Chapter 6

The Isis approached Tralee from the night side, and at a time when the planet's spaceport faced the sun. Tralee was not a base for Mekinese war-craft. To the contrary, it was strictly a conquered world. It was desirable for Mekinese ships to be able to appear as if magically and without warning in its skies. There would be no far-ranging radars on the planet except at its solitary spaceport. Mekinese ships could come out of overdrive, time a solar-system-drive approach to arrive at Tralee's atmosphere in darkness, and be hovering menacingly overhead when dawn broke. Such an appearance had strong psychological effects upon the population.

Bors used the same device with modifications.

His ship plunged out of the sunrise and across half a continent, descending as it flew. When it reached the planet's capital city, there had been less than a minute between the first notification by radar and its naked-eye visibility. When it came into sight at the spaceport it was less than four thousand feet high and it went sweeping for the landing-grid at something over mach one.

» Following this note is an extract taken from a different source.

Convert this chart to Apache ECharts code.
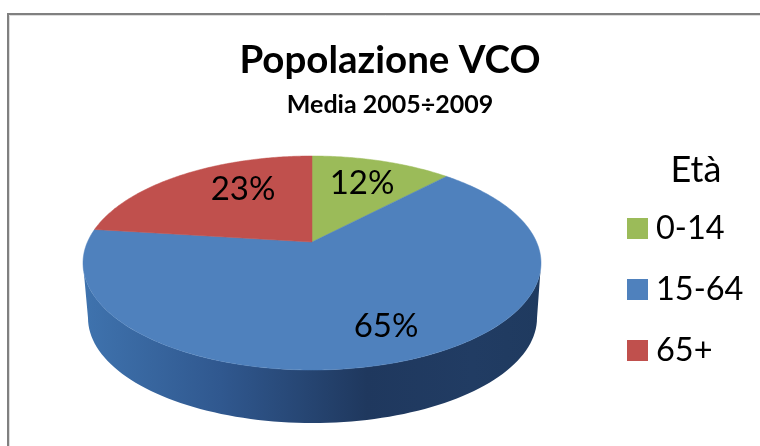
<!DOCTYPE html>
<html>
<head>
<meta charset="utf-8">
<style>
html, body { margin: 0; padding: 0; background: #fff; }
#chart { width: 760px; height: 446px; }
</style>
<script src="https://cdn.jsdelivr.net/npm/echarts@6/dist/echarts.min.js"></script>
</head>
<body>
<div id="chart"></div>
<script>
const categories = ['0-14', '15-64', '65+'];
const shares = [12, 65, 23];
const colors = ['#9bbb59', '#4f81bd', '#c0504d'];

// top face of the tilted pie, the disc is projected so its centre sits above the ellipse centre
const face = { x: 312, y: 263, rx: 229, ry: 107 };
const base = { x: 312.5, y: 318, rx: 224.5, ry: 105 };
const tilt = -0.196;
const labelAt = [[362, 183], [386, 326], [243, 189]];

function project(angle) {
    let u = Math.sin(angle), v = -Math.cos(angle);
    let d = 1 + tilt * v;
    return [
        face.x + face.rx * Math.sqrt(1 - tilt * tilt) * u / d,
        face.y + face.ry * (v + tilt) / d
    ];
}

function wallPoints() {
    let pts = [];
    for (let t = 0; t <= 180; t += 2) {
        let a = t * Math.PI / 180;
        pts.push([face.x + face.rx * Math.cos(a), face.y + face.ry * Math.sin(a)]);
    }
    for (let t = 180; t >= 0; t -= 2) {
        let a = t * Math.PI / 180;
        pts.push([base.x + base.rx * Math.cos(a), base.y + base.ry * Math.sin(a)]);
    }
    return pts;
}

function makeSlice(index) {
    const total = shares.reduce((a, b) => a + b, 0);
    const before = shares.slice(0, index).reduce((a, b) => a + b, 0);
    return function (params, api) {
        let from = before / total * Math.PI * 2;
        let to = from + api.value(0) / total * Math.PI * 2;
        // fan out from the projected centre
        let pts = [[face.x, face.y + face.ry * tilt]];
        let steps = Math.ceil((to - from) * 90);
        for (let i = 0; i <= steps; i++) {
            pts.push(project(from + (to - from) * i / steps));
        }
        let children = [];
        if (index === 1) {
            // the only slice facing the viewer carries the side wall
            children.push({
                type: 'polygon',
                shape: { points: wallPoints() },
                style: {
                    fill: new echarts.graphic.LinearGradient(0, 0, 1, 0, [
                        { offset: 0, color: '#3f73ae' },
                        { offset: 0.3, color: '#30588f' },
                        { offset: 0.62, color: '#1f385e' },
                        { offset: 0.85, color: '#213c63' },
                        { offset: 1, color: '#1f3a5f' }
                    ])
                }
            });
        }
        children.push({
            type: 'polygon',
            shape: { points: pts },
            style: { fill: colors[index], stroke: colors[index], lineWidth: 0.5 }
        });
        children.push({
            type: 'text',
            z2: 10,
            style: {
                text: api.value(0) + '%',
                x: labelAt[index][0],
                y: labelAt[index][1],
                fill: '#000',
                font: '33px Lato',
                align: 'center',
                verticalAlign: 'middle'
            }
        });
        return { type: 'group', children: children };
    };
}

const chart = echarts.init(document.getElementById('chart'));
chart.setOption({
    animation: false,
    backgroundColor: '#fff',
    title: [{
        text: 'Popolazione VCO',
        subtext: 'Media 2005÷2009',
        left: 385,
        top: 36,
        textAlign: 'center',
        itemGap: 12,
        textStyle: { fontFamily: 'Lato', fontSize: 38.5, fontWeight: 'bold', color: '#000' },
        subtextStyle: { fontFamily: 'Lato', fontSize: 25, fontWeight: 'bold', color: '#000' }
    }, {
        text: 'Età',
        left: 691,
        top: 147,
        textAlign: 'center',
        textStyle: { fontFamily: 'Lato', fontSize: 36, fontWeight: 'normal', color: '#000' }
    }],
    legend: {
        orient: 'vertical',
        left: 622,
        top: 207,
        icon: 'rect',
        itemWidth: 21,
        itemHeight: 21,
        itemGap: 28,
        selectedMode: false,
        data: categories,
        textStyle: { fontFamily: 'Lato', fontSize: 32.5, color: '#000', padding: [0, 0, 0, 3] }
    },
    graphic: [{
        type: 'rect',
        silent: true,
        shape: { x: 9.5, y: 15.5, width: 800, height: 480 },
        style: { fill: 'transparent', stroke: '#dddddd', lineWidth: 1 }
    }, {
        type: 'rect',
        silent: true,
        shape: { x: 8, y: 14, width: 800, height: 480 },
        style: { fill: 'transparent', stroke: '#808080', lineWidth: 2 }
    }],
    series: categories.map((name, i) => ({
        type: 'custom',
        name: name,
        coordinateSystem: 'none',
        silent: true,
        itemStyle: { color: colors[i] },
        data: [[shares[i]]],
        renderItem: makeSlice(i)
    }))
});
</script>
</body>
</html>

Its emergency-rockets roared. It decelerated smoothly and crossed the upper rim of the great, lacy metal structure with less than a hundred feet to spare. In fractions of an additional minute it was precisely aground some fifty yards from the spaceport office. Steam and smoke rose furiously from where its rocket-flames had played.

Lock-doors opened. Briskly moving landing-parties trotted across the ground toward the grid-control building. There were two ships already in the spaceport. One was a Mekinese guard-ship of approximately the armament of the Isis. Weapons trained swiftly upon it. Missiles roared across the half-mile of distance. They detonated, chemical explosives only. The Mekinese guard-ship flew apart. What remained was not truly identifiable as a former ship. It was fragments.

Bors asked curtly, "Grid office?"

The landing-party was inside. A small tumult came out of a speaker. A voice said:

"All secure in the grid office, sir."

"Hook in to planetary broadcast, declare a first-priority emergency, and run your tape," commanded Bors.